» Directive:
Type out the data exactly as given. Skip any image.
* Start Data segment *
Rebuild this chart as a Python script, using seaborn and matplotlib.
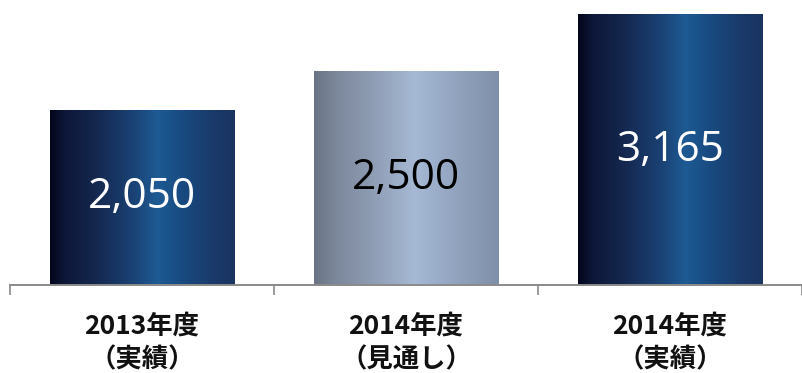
import numpy as np
import pandas as pd
import matplotlib
matplotlib.use("Agg")
import matplotlib.pyplot as plt
from matplotlib.colors import LinearSegmentedColormap
import seaborn as sns

categories = ["2013年度\n（実績）", "2014年度\n（見通し）", "2014年度\n（実績）"]
values = [2050, 2500, 3165]
value_labels = ["2,050", "2,500", "3,165"]
kinds = ["actual", "forecast", "actual"]

sns.set_theme(style="white")
plt.rcParams['font.family'] = ['Noto Sans CJK JP', 'DejaVu Sans']

df = pd.DataFrame({"cat": categories, "val": values})

fig = plt.figure(figsize=(8.02, 3.73), dpi=100)
ax = fig.add_axes([10/802, 88/373, 792/802, 285/373])

sns.barplot(data=df, x="cat", y="val", ax=ax, width=0.70, color="#1b3564",
            saturation=1, linewidth=0)

navy = LinearSegmentedColormap.from_list("navy", [
    (0.0, "#03061a"), (0.08, "#0d1738"), (0.25, "#15284f"), (0.45, "#1a4274"),
    (0.58, "#1e5a94"), (0.72, "#184a80"), (0.88, "#1a3a6a"), (1.0, "#1b3462")])
gray = LinearSegmentedColormap.from_list("gray", [
    (0.0, "#6a7384"), (0.1, "#7a8598"), (0.3, "#8d9bb2"), (0.55, "#a6b9d4"),
    (0.75, "#93a5c0"), (1.0, "#7f8fa8")])

grad = np.linspace(0, 1, 256).reshape(1, -1)
for patch, kind, lab in zip(ax.patches, kinds, value_labels):
    x0, w, h = patch.get_x(), patch.get_width(), patch.get_height()
    cmap = navy if kind == "actual" else gray
    im = ax.imshow(grad, cmap=cmap, aspect="auto", extent=[x0, x0 + w, 0, h],
                   zorder=patch.get_zorder() + 0.1, interpolation="bicubic")
    im.set_clip_path(patch)
    patch.set_edgecolor("#c8d0dc")
    patch.set_linewidth(0.6)
    tc = "white" if kind == "actual" else "black"
    ax.text(x0 + w / 2, h / 2, lab, ha="center", va="center", color=tc,
            fontsize=30.5, family=["Open Sans", "DejaVu Sans"], zorder=5)

ax.set_xlim(-0.5, 2.5)
ax.set_ylim(0, 3333)
ax.set_xlabel("")
ax.set_ylabel("")
ax.set_yticks([])
for s in ["left", "right", "top"]:
    ax.spines[s].set_visible(False)
ax.spines["bottom"].set_color("#8a8a8a")
ax.spines["bottom"].set_linewidth(1.4)

ax.set_xticks([-0.5, 0.5, 1.5, 2.5])
ax.set_xticklabels([])
ax.set_xticks([0, 1, 2], minor=True)
ax.set_xticklabels(categories, minor=True, fontsize=19, fontweight="bold",
                   color="#111111", linespacing=1.3)
ax.tick_params(axis="x", which="major", length=7, width=1.2, color="#8a8a8a",
               direction="out", bottom=True)
ax.tick_params(axis="x", which="minor", length=0, pad=20, bottom=True)

fig.savefig("out.png", dpi=100)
* End Data segment *
» Solution to the exercise:
Rebuild this chart as a Python script, using seaborn and matplotlib.
import numpy as np
import pandas as pd
import matplotlib
matplotlib.use("Agg")
import matplotlib.pyplot as plt
from matplotlib.colors import LinearSegmentedColormap
import seaborn as sns

categories = ["2013年度\n（実績）", "2014年度\n（見通し）", "2014年度\n（実績）"]
values = [2050, 2500, 3165]
value_labels = ["2,050", "2,500", "3,165"]
kinds = ["actual", "forecast", "actual"]

sns.set_theme(style="white")
plt.rcParams['font.family'] = ['Noto Sans CJK JP', 'DejaVu Sans']

df = pd.DataFrame({"cat": categories, "val": values})

fig = plt.figure(figsize=(8.02, 3.73), dpi=100)
ax = fig.add_axes([10/802, 88/373, 792/802, 285/373])

sns.barplot(data=df, x="cat", y="val", ax=ax, width=0.70, color="#1b3564",
            saturation=1, linewidth=0)

navy = LinearSegmentedColormap.from_list("navy", [
    (0.0, "#03061a"), (0.08, "#0d1738"), (0.25, "#15284f"), (0.45, "#1a4274"),
    (0.58, "#1e5a94"), (0.72, "#184a80"), (0.88, "#1a3a6a"), (1.0, "#1b3462")])
gray = LinearSegmentedColormap.from_list("gray", [
    (0.0, "#6a7384"), (0.1, "#7a8598"), (0.3, "#8d9bb2"), (0.55, "#a6b9d4"),
    (0.75, "#93a5c0"), (1.0, "#7f8fa8")])

grad = np.linspace(0, 1, 256).reshape(1, -1)
for patch, kind, lab in zip(ax.patches, kinds, value_labels):
    x0, w, h = patch.get_x(), patch.get_width(), patch.get_height()
    cmap = navy if kind == "actual" else gray
    im = ax.imshow(grad, cmap=cmap, aspect="auto", extent=[x0, x0 + w, 0, h],
                   zorder=patch.get_zorder() + 0.1, interpolation="bicubic")
    im.set_clip_path(patch)
    patch.set_edgecolor("#c8d0dc")
    patch.set_linewidth(0.6)
    tc = "white" if kind == "actual" else "black"
    ax.text(x0 + w / 2, h / 2, lab, ha="center", va="center", color=tc,
            fontsize=30.5, family=["Open Sans", "DejaVu Sans"], zorder=5)

ax.set_xlim(-0.5, 2.5)
ax.set_ylim(0, 3333)
ax.set_xlabel("")
ax.set_ylabel("")
ax.set_yticks([])
for s in ["left", "right", "top"]:
    ax.spines[s].set_visible(False)
ax.spines["bottom"].set_color("#8a8a8a")
ax.spines["bottom"].set_linewidth(1.4)

ax.set_xticks([-0.5, 0.5, 1.5, 2.5])
ax.set_xticklabels([])
ax.set_xticks([0, 1, 2], minor=True)
ax.set_xticklabels(categories, minor=True, fontsize=19, fontweight="bold",
                   color="#111111", linespacing=1.3)
ax.tick_params(axis="x", which="major", length=7, width=1.2, color="#8a8a8a",
               direction="out", bottom=True)
ax.tick_params(axis="x", which="minor", length=0, pad=20, bottom=True)

fig.savefig("out.png", dpi=100)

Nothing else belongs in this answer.